German ice hockey player

Tanja Eisenschmid (born 20 April 1993) is a German ice hockey player and member of the German national team, currently playing in the Swedish Women's Hockey League (SDHL) with Djurgårdens IF Hockey Dam.

She attended the University of North Dakota and played four years of college ice hockey with the North Dakota Fighting Hawks women's ice hockey program during 2012 to 2016. Afterwards, she joined the independent Minnesota Whitecaps beginning in the 2016–17 season. She remained with the Whitecaps when the team joined the professional National Women's Hockey League (NWHL) in the 2018–19 season. She was also a marketing intern for the University of North Dakota's television show, Studio One.

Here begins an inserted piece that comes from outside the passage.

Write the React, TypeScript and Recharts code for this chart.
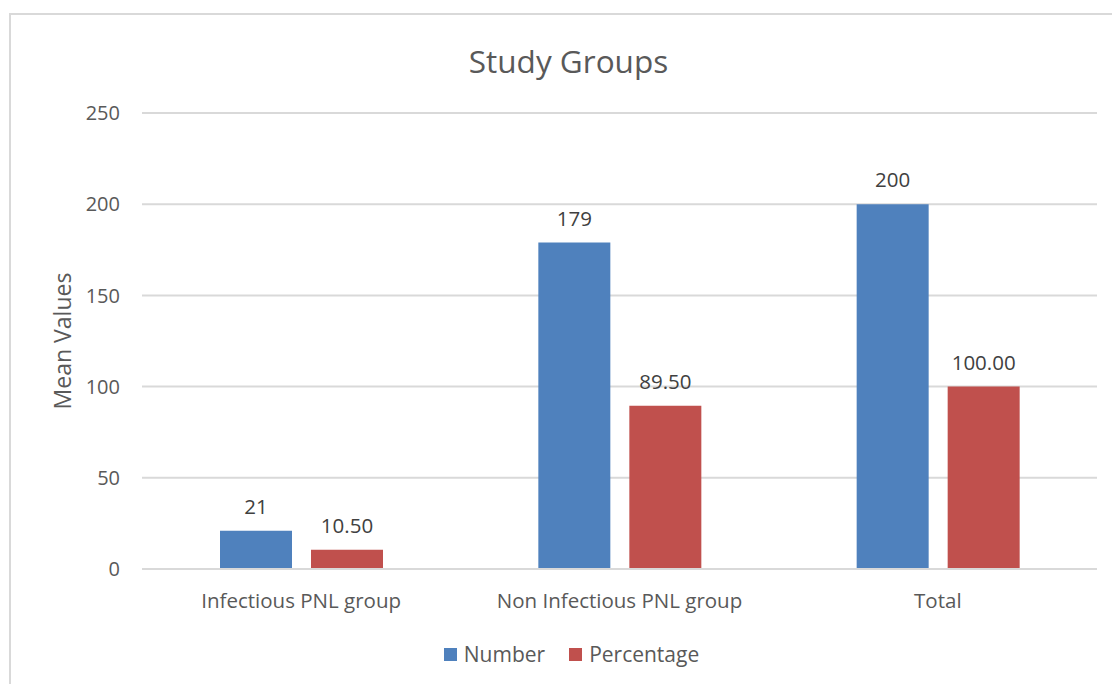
import { Bar, BarChart, CartesianGrid, LabelList, XAxis, YAxis } from 'recharts';

const categories = ['Infectious PNL group', 'Non Infectious PNL group', 'Total'];
const numberValues = [21, 179, 200];
const percentageValues = [10.5, 89.5, 100.0];
const yTicks = [0, 50, 100, 150, 200, 250];

const FONT = '"Open Sans", Lato, sans-serif';
const TEXT = '#595959';
const BLUE = '#4f81bd';
const RED = '#c0504d';

const data = categories.map((name, i) => ({
  name,
  number: numberValues[i],
  percentage: percentageValues[i]
}));

function YLabel({ viewBox }: any) {
  const cy = viewBox.y + viewBox.height / 2;
  return (
    <text
      x={62}
      y={cy}
      transform={`rotate(-90 62 ${cy})`}
      textAnchor="middle"
      dominantBaseline="central"
      fill={TEXT}
      fontSize={23}
      fontFamily={FONT}
    >
      Mean Values
    </text>
  );
}

export default function App() {
  return (
    <div
      style={{
        position: 'absolute',
        left: 0,
        top: 0,
        width: 1112,
        height: 684,
        overflow: 'hidden',
        background: '#fff',
        fontFamily: FONT
      }}
    >
      <div
        style={{
          position: 'absolute',
          left: 9,
          top: 13,
          width: 1300,
          height: 900,
          border: '2px solid #d9d9d9'
        }}
      />
      <div
        style={{
          position: 'absolute',
          left: 0,
          width: 1137,
          top: 41,
          textAlign: 'center',
          fontSize: 31.5,
          color: TEXT,
          lineHeight: '40px'
        }}
      >
        Study Groups
      </div>
      <BarChart
        width={1112}
        height={684}
        data={data}
        margin={{ top: 113, right: 15, bottom: 85, left: 62 }}
        barGap={19}
        barSize={72}
        style={{ position: 'absolute', left: 0, top: 0 }}
      >
        <CartesianGrid vertical={false} stroke="#d9d9d9" strokeWidth={2} />
        <XAxis
          dataKey="name"
          height={30}
          axisLine={{ stroke: '#d9d9d9', strokeWidth: 2 }}
          tickLine={false}
          tickSize={0}
          tickMargin={24}
          tick={{ fill: TEXT, fontSize: 20.5, fontFamily: FONT }}
        />
        <YAxis
          width={80}
          domain={[0, 250]}
          ticks={yTicks}
          axisLine={false}
          tickLine={false}
          tickSize={0}
          tickMargin={22}
          tick={{ fill: TEXT, fontSize: 20, fontFamily: FONT }}
          label={{ content: YLabel }}
        />
        <Bar dataKey="number" fill={BLUE} isAnimationActive={false}>
          <LabelList
            dataKey="number"
            position="top"
            offset={17}
            fill="#404040"
            fontSize={20.5}
            fontFamily={FONT}
            formatter={(v: any) => String(v)}
          />
        </Bar>
        <Bar dataKey="percentage" fill={RED} isAnimationActive={false}>
          <LabelList
            dataKey="percentage"
            position="top"
            offset={17}
            fill="#404040"
            fontSize={20.5}
            fontFamily={FONT}
            formatter={(v: any) => Number(v).toFixed(2)}
          />
        </Bar>
      </BarChart>
      <div
        style={{
          position: 'absolute',
          left: 0,
          width: 1143,
          top: 640,
          display: 'flex',
          justifyContent: 'center',
          alignItems: 'center',
          fontSize: 21,
          color: TEXT,
          lineHeight: '28px'
        }}
      >
        <span style={{ display: 'inline-block', width: 13, height: 13, background: BLUE, marginRight: 7 }} />
        <span style={{ marginRight: 24 }}>Number</span>
        <span style={{ display: 'inline-block', width: 13, height: 13, background: RED, marginRight: 7 }} />
        <span>Percentage</span>
      </div>
    </div>
  );
}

Eisenschmid represented Germany in the women's ice hockey tournament at the 2014 Winter Olympics and at the IIHF Women's World Championships in 2012, 2013, 2015, 2017, 2021, and 2022.

Her younger brother, Markus Eisenschmid, and younger sister, Nicola Eisenschmid, are also German national team ice hockey players.